The situation reminds me strongly of the situation I found myself in when I was an active alcoholic -- which is, thank God, over 28 years ago. At that time, I was well aware of the fact that sobriety was the only real choice in front of me, yet I kept drinking. In the same way, now, I know and understand beyond any doubt whatsoever that the majority of what takes place in me from a "thinking" or an intellectual point of view is in most ways relatively useless for my work. Yes, it serves me extremely well in life, where I need to earn money so that I can buy nifty machines like the computer I am using to write this blog.

But when it comes to my work, it is the enemy. It tethers me to a set of preconceptions that prevent me from establishing a new inner relationship.

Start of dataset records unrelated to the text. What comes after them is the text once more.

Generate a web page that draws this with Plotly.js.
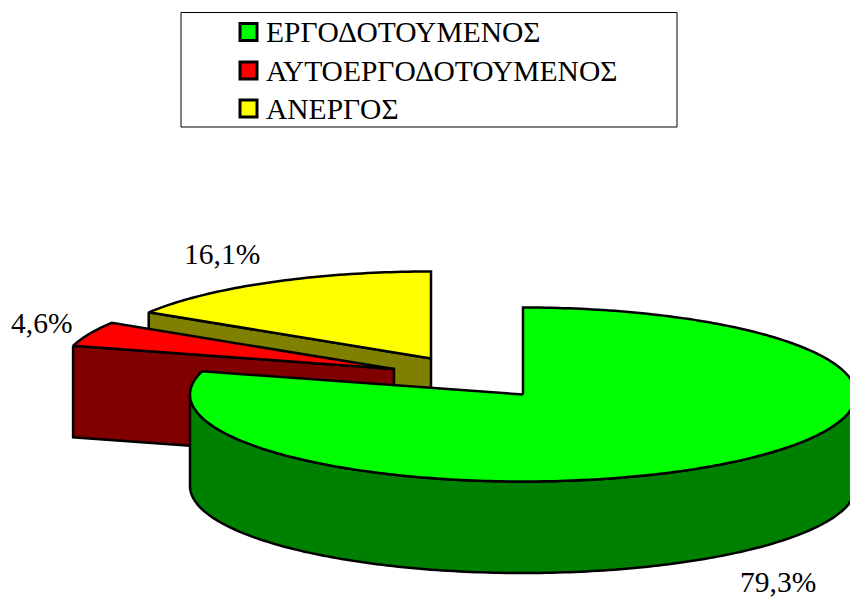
<!DOCTYPE html>
<html>
<head>
<meta charset="utf-8">
<script src="https://cdn.plot.ly/plotly-3.0.1.min.js"></script>
<style>html,body{margin:0;padding:0;background:#fff;overflow:hidden}</style>
</head>
<body>
<div id="chart" style="width:850px;height:597px"></div>
<script>
// Data
const categories = ['ΕΡΓΟΔΟΤΟΥΜΕΝΟΣ', 'ΑΥΤΟΕΡΓΟΔΟΤΟΥΜΕΝΟΣ', 'ΑΝΕΡΓΟΣ'];
const values = [79.3, 4.6, 16.1];
const topColors = ['#00ff00', '#ff0000', '#ffff00'];
const sideColors = ['#008000', '#800000', '#808000'];

// Pie geometry (axis units equal pixels)
const apexX = [523, 394, 431];
const apexY = [394.5, 369, 358.5];
const labelX = [778, 41, 222];
const labelY = [581.5, 323, 254];
const RX = 333, RY = 87, DEPTH = 91.5;
const FONT = '"Liberation Serif","Times New Roman",serif';
const TEXT_SIZE = 29.5;

const rad = d => d * Math.PI / 180;
const ptX = (i, a) => apexX[i] + RX * Math.sin(rad(a));
const ptY = (i, a) => apexY[i] - RY * Math.cos(rad(a));

const total = values.reduce((a, b) => a + b, 0);
const starts = [], ends = [];
let acc = 0;
values.forEach(v => {
  starts.push(acc / total * 360);
  acc += v;
  ends.push(acc / total * 360);
});

function arc(i, a0, a1) {
  const xs = [], ys = [];
  const n = Math.max(2, Math.ceil(Math.abs(a1 - a0)));
  for (let k = 0; k <= n; k++) {
    const a = a0 + (a1 - a0) * k / n;
    xs.push(ptX(i, a));
    ys.push(ptY(i, a));
  }
  return {xs, ys};
}

function poly(xs, ys, fill, name) {
  return {
    type: 'scatter', mode: 'lines', x: xs, y: ys, fill: 'toself',
    fillcolor: fill, line: {color: '#000', width: 2.5, simplify: false},
    hoverinfo: 'skip', showlegend: false, name: name
  };
}

function topFace(i) {
  const c = arc(i, starts[i], ends[i]);
  return poly([apexX[i], ...c.xs, apexX[i]], [apexY[i], ...c.ys, apexY[i]], topColors[i], categories[i]);
}

// radial wall below the slice's first edge (the one facing the viewer)
function radialWall(i) {
  const a = starts[i];
  const px = ptX(i, a), py = ptY(i, a);
  return poly([px, apexX[i], apexX[i], px, px],
              [py, apexY[i], apexY[i] + DEPTH, py + DEPTH, py], sideColors[i], categories[i]);
}

// curved front wall (right through bottom to left)
function frontWall(i) {
  const c = arc(i, 90, 270);
  const xs = [...c.xs, ...c.xs.slice().reverse(), c.xs[0]];
  const ys = [...c.ys, ...c.ys.slice().reverse().map(y => y + DEPTH), c.ys[0]];
  return poly(xs, ys, sideColors[i], categories[i]);
}

const traces = [
  radialWall(2), topFace(2),
  radialWall(1), topFace(1),
  frontWall(0), topFace(0)
];

// legend keys
const legendX = [248.5, 248.5, 248.5];
const legendY = [32, 70.5, 108.5];
traces.push({
  type: 'scatter', mode: 'markers', x: legendX, y: legendY,
  marker: {symbol: 'square', size: 17, color: topColors, line: {color: '#000', width: 3}},
  hoverinfo: 'skip', showlegend: false
});

const annotations = [];
categories.forEach((c, i) => {
  annotations.push({
    x: 263.5, y: legendY[i], xref: 'x', yref: 'y', text: c, showarrow: false,
    xanchor: 'left', yanchor: 'middle', align: 'left',
    font: {family: FONT, size: TEXT_SIZE, color: '#000'}
  });
  annotations.push({
    x: labelX[i], y: labelY[i], xref: 'x', yref: 'y',
    text: values[i].toFixed(1).replace('.', ',') + '%', showarrow: false,
    xanchor: 'center', yanchor: 'middle',
    font: {family: FONT, size: TEXT_SIZE, color: '#000'}
  });
});

const layout = {
  width: 850, height: 597,
  margin: {l: 0, r: 0, t: 0, b: 0},
  paper_bgcolor: '#fff', plot_bgcolor: '#fff',
  showlegend: false,
  xaxis: {range: [0, 850], visible: false, fixedrange: true},
  yaxis: {range: [597, 0], visible: false, fixedrange: true},
  shapes: [{type: 'rect', xref: 'x', yref: 'y', x0: 181, x1: 677, y0: 12.5, y1: 127,
            line: {color: '#000', width: 1}, fillcolor: 'rgba(0,0,0,0)', layer: 'below'}],
  annotations: annotations
};

Plotly.newPlot('chart', traces, layout, {displayModeBar: false, staticPlot: true});
</script>
</body>
</html>
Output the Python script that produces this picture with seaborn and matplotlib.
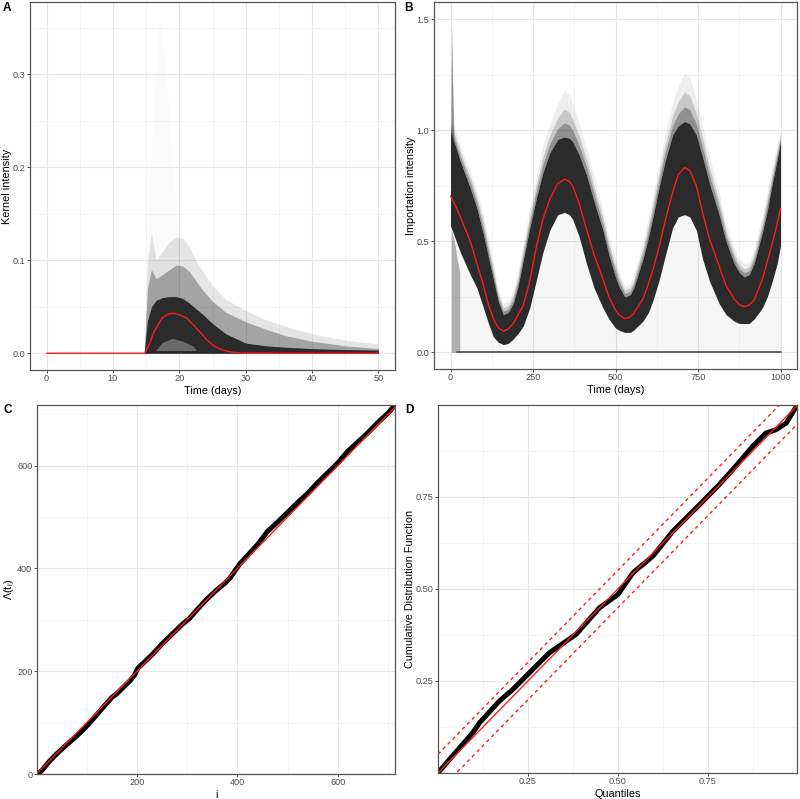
import matplotlib
matplotlib.use("Agg")
import matplotlib.pyplot as plt
import seaborn as sns
import numpy as np

# ---------------- Panel A: kernel intensity ----------------
kernel_t = [0, 14.8, 15.5, 16.1, 17.4, 18.3, 19.1, 20.0, 21.1, 22.2, 23.2, 24.2, 25.2, 26.5, 27.7, 29.2, 35, 50]
kernel_mean = [0, 0, 0.010, 0.022, 0.038, 0.042, 0.043, 0.0415, 0.038, 0.030, 0.022, 0.014, 0.0078, 0.0035, 0.0014, 0.0002, 0, 0]

env_t = [14.7, 15.2, 15.8, 16.5, 17.5, 18.5, 19.5, 20.5, 21.5, 22.5, 23.5, 25, 27, 30, 33, 36, 40, 45, 50]
env_outer = [0.0, 0.10, 0.13, 0.10, 0.11, 0.12, 0.125, 0.124, 0.115, 0.10, 0.088, 0.073, 0.058, 0.046, 0.036, 0.029, 0.021, 0.014, 0.010]
env_mid = [0.0, 0.07, 0.09, 0.08, 0.085, 0.09, 0.095, 0.094, 0.088, 0.078, 0.068, 0.056, 0.044, 0.034, 0.026, 0.019, 0.013, 0.008, 0.005]
env_core = [0.0, 0.035, 0.05, 0.057, 0.060, 0.061, 0.061, 0.059, 0.054, 0.048, 0.042, 0.032, 0.021, 0.011, 0.008, 0.0065, 0.005, 0.004, 0.0035]
spike_t = [15.0, 16.0, 17.0, 18.0, 19.0, 20.0]
spike_top = [0.10, 0.25, 0.36, 0.30, 0.20, 0.13]
hole_t = [16.5, 17.5, 19.0, 20.5, 22.0, 22.5]
hole_lo = [0.003, 0.003, 0.003, 0.003, 0.003, 0.003]
hole_hi = [0.004, 0.012, 0.016, 0.013, 0.008, 0.004]

# ---------------- Panel B: importation intensity ----------------
imp_t = [0, 15, 30, 45, 60, 80, 100, 115, 130, 145, 160, 175, 190, 205, 221, 240, 261, 280, 301, 325,
         345, 360, 370, 390, 412, 435, 462, 480, 500, 510, 528, 545, 555, 583, 600, 615, 633, 650, 673,
         690, 709, 725, 745, 764, 785, 814, 835, 860, 875, 890, 905, 920, 945, 960, 975, 990, 1000]
imp_mean = [0.705, 0.66, 0.61, 0.555, 0.50, 0.40, 0.30, 0.215, 0.15, 0.11, 0.095, 0.105, 0.13, 0.17, 0.212,
            0.32, 0.48, 0.60, 0.69, 0.76, 0.78, 0.77, 0.75, 0.67, 0.556, 0.44, 0.33, 0.25, 0.19, 0.17, 0.152,
            0.16, 0.175, 0.24, 0.31, 0.38, 0.48, 0.59, 0.72, 0.80, 0.832, 0.82, 0.75, 0.63, 0.51, 0.39, 0.30,
            0.24, 0.215, 0.205, 0.213, 0.235, 0.33, 0.41, 0.49, 0.58, 0.648]
imp_upper = [0.99, 0.93, 0.86, 0.80, 0.74, 0.65, 0.53, 0.43, 0.33, 0.23, 0.17, 0.18, 0.22, 0.30, 0.42, 0.56,
             0.70, 0.81, 0.90, 0.96, 0.97, 0.965, 0.95, 0.89, 0.80, 0.68, 0.55, 0.44, 0.34, 0.30, 0.25, 0.26,
             0.29, 0.42, 0.52, 0.62, 0.75, 0.86, 0.98, 1.02, 1.04, 1.03, 0.98, 0.88, 0.76, 0.62, 0.50, 0.40,
             0.36, 0.34, 0.35, 0.40, 0.54, 0.64, 0.76, 0.87, 0.95]
imp_lower = [0.57, 0.51, 0.45, 0.40, 0.35, 0.29, 0.20, 0.13, 0.07, 0.045, 0.035, 0.04, 0.06, 0.085, 0.12,
             0.20, 0.33, 0.45, 0.55, 0.62, 0.63, 0.62, 0.60, 0.52, 0.40, 0.29, 0.20, 0.15, 0.11, 0.10, 0.09,
             0.09, 0.10, 0.14, 0.18, 0.24, 0.33, 0.43, 0.56, 0.61, 0.62, 0.61, 0.55, 0.42, 0.32, 0.22, 0.17,
             0.14, 0.13, 0.13, 0.13, 0.15, 0.20, 0.25, 0.32, 0.40, 0.48]
imp_outer = [1.05, 1.00, 0.93, 0.87, 0.82, 0.73, 0.62, 0.51, 0.40, 0.28, 0.22, 0.23, 0.28, 0.37, 0.50, 0.65,
             0.80, 0.93, 1.03, 1.12, 1.18, 1.16, 1.12, 1.03, 0.92, 0.79, 0.64, 0.52, 0.42, 0.37, 0.30, 0.31,
             0.35, 0.50, 0.61, 0.72, 0.86, 0.98, 1.12, 1.20, 1.26, 1.24, 1.14, 1.02, 0.88, 0.72, 0.58, 0.47,
             0.42, 0.40, 0.41, 0.47, 0.62, 0.73, 0.84, 0.94, 1.00]
imp_spike_t = [1, 3, 6, 10]
imp_spike_top = [1.00, 1.48, 1.25, 1.00]
imp_drop_t = [3, 8, 14, 20, 28]
imp_drop_top = [0.55, 0.52, 0.48, 0.42, 0.36]
imp_zero_t = [20, 1000]
imp_zero_v = [0, 0]

# ---------------- Panel C: time-rescaling ----------------
event_i = [1, 10, 25, 40, 60, 80, 95, 110, 125, 140, 150, 160, 170, 185, 195, 202, 215, 230, 250, 270, 290,
           305, 320, 340, 360, 375, 385, 395, 405, 420, 440, 460, 480, 500, 520, 540, 560, 580, 600, 620,
           640, 660, 680, 700, 714]
comp_lambda = [0, 6, 24, 39, 57, 74, 88, 104, 121, 138, 149, 156, 166, 180, 192, 206, 218, 232, 253, 272, 291,
               303, 320, 341, 359, 371, 381, 395, 409, 425, 446, 472, 490, 509, 528, 546, 567, 586, 605, 628,
               646, 664, 684, 702, 718]
n_events = 714

# ---------------- Panel D: KS plot ----------------
ks_q = [0, 0.032, 0.097, 0.116, 0.171, 0.208, 0.264, 0.31, 0.356, 0.384, 0.449, 0.5, 0.542, 0.597, 0.653,
        0.727, 0.782, 0.819, 0.875, 0.912, 0.94, 0.968, 0.998]
ks_cdf = [0, 0.037, 0.11, 0.137, 0.196, 0.227, 0.282, 0.327, 0.358, 0.377, 0.449, 0.485, 0.544, 0.589, 0.657,
          0.729, 0.784, 0.824, 0.888, 0.924, 0.933, 0.951, 0.999]
ks_band = 0.0509

# tick labels
a_xt = [0, 10, 20, 30, 40, 50]; a_yt = [0.0, 0.1, 0.2, 0.3]
b_xt = [0, 250, 500, 750, 1000]; b_yt = [0.0, 0.5, 1.0, 1.5]
c_xt = [200, 400, 600]; c_yt = [0, 200, 400, 600]
d_xt = [0.25, 0.50, 0.75]; d_yt = [0.25, 0.50, 0.75]

sns.set_theme(style="white")
plt.rcParams["font.family"] = ["Liberation Sans", "DejaVu Sans"]
plt.rcParams["mathtext.fontset"] = "custom"
plt.rcParams["mathtext.rm"] = "Liberation Sans"
plt.rcParams["mathtext.it"] = "Liberation Sans"

W, H = 800, 799
fig = plt.figure(figsize=(W / 100, H / 100), dpi=100)
fig.patch.set_facecolor("white")


def px_axes(l, r, t, b):
    return fig.add_axes([l / W, (H - b) / H, (r - l) / W, (b - t) / H])


def style(ax, xt, xminor, yt, yminor, xlim, ylim, xfmt, yfmt, xlabel, ylabel):
    ax.set_facecolor("white")
    ax.set_xlim(*xlim); ax.set_ylim(*ylim)
    ax.set_xticks(xt); ax.set_yticks(yt)
    ax.set_xticks(xminor, minor=True); ax.set_yticks(yminor, minor=True)
    ax.set_xticklabels([xfmt.format(v) for v in xt])
    ax.set_yticklabels([yfmt.format(v) for v in yt])
    ax.grid(which="major", color="#E6E6E6", lw=0.8)
    ax.grid(which="minor", color="#F2F2F2", lw=0.6)
    ax.set_axisbelow(True)
    ax.tick_params(which="major", length=2.2, width=0.6, color="#333333", pad=1.0,
                   labelsize=6.6, labelcolor="#4D4D4D", bottom=True, left=True)
    ax.tick_params(which="minor", length=0)
    for s in ax.spines.values():
        s.set_color("#555555"); s.set_linewidth(0.9); s.set_zorder(10)
    ax.set_xlabel(xlabel, fontsize=7.8, color="black", labelpad=1.5)
    ax.set_ylabel(ylabel, fontsize=7.8, color="black", labelpad=0.8)


core = "#2b2b2b"

# ---- A ----
axA = px_axes(30, 395, 2, 370)
axA.fill_between(spike_t, 0, spike_top, color=core, alpha=0.015, lw=0)
axA.fill_between(env_t, 0, env_outer, color=core, alpha=0.12, lw=0)
axA.fill_between(env_t, 0, env_mid, color=core, alpha=0.35, lw=0)
axA.fill_between(env_t, 0, env_core, color=core, alpha=1.0, lw=0)
axA.fill_between(hole_t, hole_lo, hole_hi, color="white", alpha=0.3, lw=0)
sns.lineplot(x=kernel_t, y=kernel_mean, ax=axA, color="#FF1A1A", lw=1.0, sort=False, estimator=None)
style(axA, a_xt, [5, 15, 25, 35, 45], a_yt, [0.05, 0.15, 0.25, 0.35], (-2.5, 52.5), (-0.018, 0.378),
      "{:d}", "{:.1f}", "Time (days)", "Kernel intensity")

# ---- B ----
axB = px_axes(434, 797, 2, 369)
up = np.array(imp_upper); out = np.array(imp_outer)
axB.fill_between(imp_t, 0, imp_lower, color=core, alpha=0.04, lw=0)
axB.fill_between(imp_drop_t, 0, imp_drop_top, color=core, alpha=0.35, lw=0)
axB.fill_between(imp_t, up, out, color=core, alpha=0.08, lw=0)
axB.fill_between(imp_t, up, up + (out - up) * 0.6, color=core, alpha=0.2, lw=0)
axB.fill_between(imp_t, up, up + (out - up) * 0.3, color=core, alpha=0.35, lw=0)
axB.fill_between(imp_spike_t, 0.9, imp_spike_top, color=core, alpha=0.5, lw=0)
axB.fill_between(imp_t, imp_lower, imp_upper, color=core, alpha=1.0, lw=0)
sns.lineplot(x=imp_zero_t, y=imp_zero_v, ax=axB, color="#555555", lw=1.3, sort=False, estimator=None)
sns.lineplot(x=imp_t, y=imp_mean, ax=axB, color="#FF1A1A", lw=1.0, sort=False, estimator=None)
style(axB, b_xt, [125, 375, 625, 875], b_yt, [0.25, 0.75, 1.25], (-50, 1050), (-0.075, 1.578),
      "{:d}", "{:.1f}", "Time (days)", "Importation intensity")

# ---- C ----
axC = px_axes(37, 395, 405, 774)
sns.lineplot(x=event_i, y=comp_lambda, ax=axC, color="black", lw=3.6, sort=False, estimator=None,
             solid_capstyle="round", solid_joinstyle="round")
ref_c = [0, n_events + 4]
sns.lineplot(x=ref_c, y=ref_c, ax=axC, color="#FF1A1A", lw=1.0, sort=False, estimator=None)
style(axC, c_xt, [100, 300, 500, 700], c_yt, [100, 300, 500, 700], (1, 714), (0, 718),
      "{:d}", "{:d}", "i", r"$\Lambda(\mathrm{t_i})$")

# ---- D ----
axD = px_axes(438, 797, 405, 773)
sns.lineplot(x=ks_q, y=ks_cdf, ax=axD, color="black", lw=3.6, sort=False, estimator=None,
             solid_capstyle="round", solid_joinstyle="round")
ref_d = np.array([0.0, 1.0])
sns.lineplot(x=ref_d, y=ref_d, ax=axD, color="#FF1A1A", lw=1.0, sort=False, estimator=None)
sns.lineplot(x=ref_d, y=ref_d + ks_band, ax=axD, color="#FF1A1A", lw=1.0, linestyle=(0, (2.5, 2.5)),
             sort=False, estimator=None)
sns.lineplot(x=ref_d, y=ref_d - ks_band, ax=axD, color="#FF1A1A", lw=1.0, linestyle=(0, (2.5, 2.5)),
             sort=False, estimator=None)
style(axD, d_xt, [0.125, 0.375, 0.625, 0.875], d_yt, [0.125, 0.375, 0.625, 0.875], (0.0, 0.998), (0.0, 1.0),
      "{:.2f}", "{:.2f}", "Quantiles", "Cumulative Distribution Function")

for ax in (axA, axB, axC, axD):
    leg = ax.get_legend()
    if leg is not None:
        leg.remove()

for lab, (x, y) in zip("ABCD", [(3, 2), (404, 2), (3, 404), (405, 404)]):
    fig.text(x / W, 1 - y / H, lab, ha="left", va="top", fontsize=8.6, fontweight="bold", color="black")

fig.savefig("out.png", dpi=100, facecolor="white")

Do readers see this question? Do you understand what I am getting at? Referring back to the construction inside me, the ball of mud and sticks and twigs that I have formed inside and call "myself," do I see that it is not of the moment?

That is just a collection of garbage washed up into this moment by the river of life?

The opportunity to reach deeper in myself, to have an extraordinary and completely different experience of life that begins with an acknowledgment that I don't know where I am or what I am doing -- that begins with an acknowledgment of sensation -- that begins with an organic sense of being that blossoms into an invitation to participate -- now that, that is living.

And even though this opportunity is forever in front of me, calling to me, demonstrating over and over again that it is available to me despite my inadequacy, somehow, I am led off the path into the brambles. My mind strays. My attention is caught by this, that, and the other thing.

So I don't know what it is to work, right here, right now.

Actually, that's not quite true -- some parts of me, which relate to and arise from intelligences that have nothing to do with this associative part that communicates, are even now reminding me of this other possibility, a possibility in which there is more inner union and participation, less division.

Those parts are relatively weak -- or at least, my relationship to them is. They can make a good effort to get my attention and I still manage to ignore them. After many years of work, I still don't understand how that happens. So whether I am a beginner, or an experienced man, I am faced with the same dilemma: despite what I do understand, it is not enough.

I have spent half a lifetime in this work, and every day, even with help, I forget what it is to work.

I need to remember this much more intimately, in my sensation, and my feeling. If I don't intentionally turn the attention in the direction of those two perceptive faculties, my "work" will be useless.

May the living Light of Christ discover us.